As for Jennifer of the intimate photos, he was easy to figure out: wan and sweaty and four-hundred pounds, slouched on a sagging cot in some dank basement of the id.

 

 

2 Responses

  1. Your spam is more interesting than the few Akismet lets by on my blogs (I don’t even check the spam filters any more, but just delete the contents periodically) or somehow get past Mail on the Mac.

    Just get the filters, let them deal with the garbage!

    I got creeped out (‘escamada’ is the word my brain supplied, but I can’t find this meaning, so it might be slang from my youth – ‘me quedé escamada’ when something happened) when I investigated one or two of the missives Akismet had blocked; that taught me that if the program would block those for me, I would be much happier.

    If legitimate commenters want to get through, they need to not sound like spam!

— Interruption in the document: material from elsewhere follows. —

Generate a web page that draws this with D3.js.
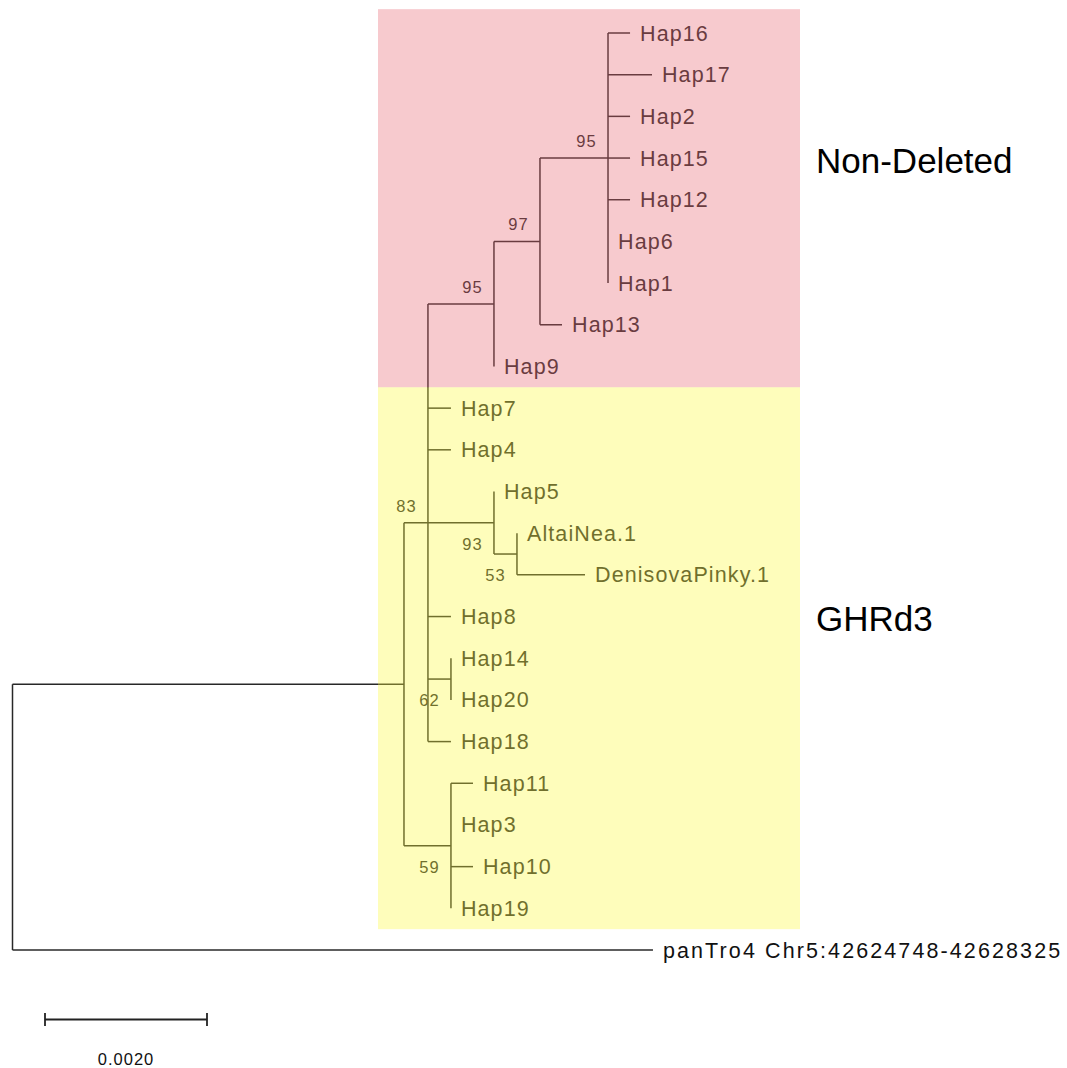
<!DOCTYPE html>
<html>
<head>
<meta charset="utf-8">
<script src="https://cdn.jsdelivr.net/npm/d3@7"></script>
<style>
  body { margin: 0; background: #fff; }
  svg { display: block; }
</style>
</head>
<body>
<svg id="chart" width="1067" height="1068"></svg>
<script>
// Tree topology in pre-order: node id, parent id, branch length (substitutions/site), bootstrap support
const nodeIds = [
  "root", "A", "N428", "ND", "N540", "N608",
  "Hap16", "Hap17", "Hap2", "Hap15", "Hap12", "Hap6", "Hap1",
  "Hap13", "Hap9", "Hap7", "Hap4",
  "N494b", "Hap5", "N517", "AltaiNea.1", "DenisovaPinky.1",
  "Hap8", "N451a", "Hap14", "Hap20", "Hap18",
  "N451b", "Hap11", "Hap3", "Hap10", "Hap19",
  "panTro4 Chr5:42624748-42628325"
];
const parentIds = [
  "", "root", "A", "N428", "ND", "N540",
  "N608", "N608", "N608", "N608", "N608", "N608", "N608",
  "N540", "ND", "N428", "N428",
  "N428", "N494b", "N494b", "N517", "N517",
  "N428", "N428", "N451a", "N451a", "N428",
  "A", "N451b", "N451b", "N451b", "N451b",
  "root"
];
const branchLengths = [
  0, 0.004833, 0.000296, 0.000815, 0.000568, 0.00084,
  0.000272, 0.000543, 0.000272, 0.000272, 0.000272, 0, 0,
  0.000272, 0, 0.000284, 0.000284,
  0.000815, 0, 0.000284, 0, 0.00084,
  0.000284, 0.000284, 0, 0, 0.000284,
  0.00058, 0.000272, 0, 0.000272, 0,
  0.007907
];
const bootstrap = [
  null, null, 83, 95, 97, 95,
  null, null, null, null, null, null, null,
  null, null, null, null,
  93, null, 53, null, null,
  null, 62, null, null, null,
  59, null, null, null, null,
  null
];

// Clade annotations: name, first and last leaf covered, leaf row beside which the name sits
const groupNames = ["Non-Deleted", "GHRd3"];
const groupFirst = ["Hap16", "Hap7"];
const groupLast = ["Hap9", "Hap19"];
const groupLabelRow = ["Hap15", "Hap8"];

// Scale bar
const scaleBarValue = 0.0020;
const scaleBarLabel = "0.0020";

const svg = d3.select("#chart");
const lineColor = "#282828";
const font = "'Liberation Sans', Arial, Helvetica, sans-serif";

const table = nodeIds.map((id, i) => ({
  id, parent: parentIds[i] || null, len: branchLengths[i], bs: bootstrap[i]
}));
const root = d3.stratify().id(d => d.id).parentId(d => d.parent)(table);

// cumulative distance from root
root.each(n => { n.dist = n.parent ? n.parent.dist + n.data.len : 0; });

// leaf rows, internal nodes at mid-point of first and last child
const leaves = root.leaves();
leaves.forEach((l, i) => { l.row = i; });
root.eachAfter(n => {
  if (n.children) n.row = (n.children[0].row + n.children[n.children.length - 1].row) / 2;
});

const x = d3.scaleLinear().domain([0, 0.002]).range([12.5, 174.5]);
const y = d3.scaleLinear().domain([0, leaves.length - 1]).range([33, 950]);
const step = y(1) - y(0);

const gTree = svg.append("g");

// horizontal branches
gTree.selectAll("line.h")
  .data(root.descendants().filter(n => n.parent && n.data.len > 0))
  .join("line")
  .attr("x1", n => x(n.parent.dist)).attr("x2", n => x(n.dist))
  .attr("y1", n => y(n.row)).attr("y2", n => y(n.row))
  .attr("stroke", lineColor).attr("stroke-width", 1.5);

// vertical connectors
gTree.selectAll("line.v")
  .data(root.descendants().filter(n => n.children))
  .join("line")
  .attr("x1", n => x(n.dist)).attr("x2", n => x(n.dist))
  .attr("y1", n => y(n.children[0].row))
  .attr("y2", n => y(n.children[n.children.length - 1].row))
  .attr("stroke", lineColor).attr("stroke-width", 1.5);

// leaf labels
gTree.selectAll("text.leaf")
  .data(leaves)
  .join("text")
  .attr("x", n => x(n.dist) + 10)
  .attr("y", n => y(n.row))
  .attr("dy", "0.35em")
  .attr("font-family", font)
  .attr("font-size", 21.5)
  .attr("letter-spacing", n => n.data.id.startsWith("panTro") ? 2.1 : 1.1)
  .attr("fill", n => n.data.id.startsWith("panTro") ? "#111" : lineColor)
  .text(n => n.data.id);

// bootstrap values, left of the node: above the branch for upper children, below for lower
gTree.selectAll("text.bs")
  .data(root.descendants().filter(n => n.data.bs != null))
  .join("text")
  .attr("x", n => x(n.dist) - 11)
  .attr("y", n => n.row >= n.parent.row ? y(n.row) + 27 : y(n.row) - 11)
  .attr("text-anchor", "end")
  .attr("font-family", font)
  .attr("font-size", 16.5)
  .attr("letter-spacing", 1.2)
  .attr("fill", lineColor)
  .text(n => n.data.bs);

// translucent clade highlights laid over the tree
const rowOf = id => leaves.find(l => l.data.id === id).row;
const groupFill = ["rgb(231,99,111)", "rgb(252,249,55)"];
svg.append("g").selectAll("rect")
  .data(groupNames.map((g, i) => ({ g, i, top: rowOf(groupFirst[i]), bottom: rowOf(groupLast[i]) })))
  .join("rect")
  .attr("x", 378).attr("width", 422)
  .attr("y", d => y(d.top) - step / 2 - (d.i === 0 ? 3 : 0))
  .attr("height", d => y(d.bottom) - y(d.top) + step + (d.i === 0 ? 3 : 0))
  .attr("fill", d => groupFill[d.i])
  .attr("fill-opacity", 0.34);

// clade names
svg.append("g").selectAll("text")
  .data(groupNames.map((g, i) => ({ g, row: rowOf(groupLabelRow[i]) })))
  .join("text")
  .attr("x", 816)
  .attr("y", d => y(d.row))
  .attr("dy", "0.42em")
  .attr("font-family", font)
  .attr("font-size", 35)
  .attr("fill", "#000")
  .text(d => d.g);

// scale bar
const sbX0 = 45, sbY = 1019.5;
const sbLen = x(scaleBarValue) - x(0);
const sb = svg.append("g").attr("stroke", "#222").attr("stroke-width", 1.8);
sb.append("line").attr("x1", sbX0).attr("x2", sbX0 + sbLen).attr("y1", sbY).attr("y2", sbY);
sb.append("line").attr("x1", sbX0).attr("x2", sbX0).attr("y1", sbY - 6.5).attr("y2", sbY + 6.5);
sb.append("line").attr("x1", sbX0 + sbLen).attr("x2", sbX0 + sbLen).attr("y1", sbY - 6.5).attr("y2", sbY + 6.5);
svg.append("text")
  .attr("x", sbX0 + sbLen / 2)
  .attr("y", 1065)
  .attr("text-anchor", "middle")
  .attr("font-family", font)
  .attr("font-size", 16.5)
  .attr("letter-spacing", 1)
  .attr("fill", "#111")
  .text(scaleBarLabel);
</script>
</body>
</html>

If I missed some, too bad.

    You can usually tell by the subject line on an email – they make those deliberately enticing for the ‘right’ kind of recipient – and delete those by dragging them, unopened, to the spam folder. I don’t get too many, which is good, because they make me sick to my stomach.

    So I wouldn’t know if they came in Catalan! English is omnipresent – I speak it – it helps keep my feeds unsickening – I like it that way.

    The ones in odd alphabets get booted instantly, too, as I don’t belong to any underground resistance groups.

    Life is emotionally easier when the junk is halted at the gate. I think WordPress – both my blogs are there – is well designed for that.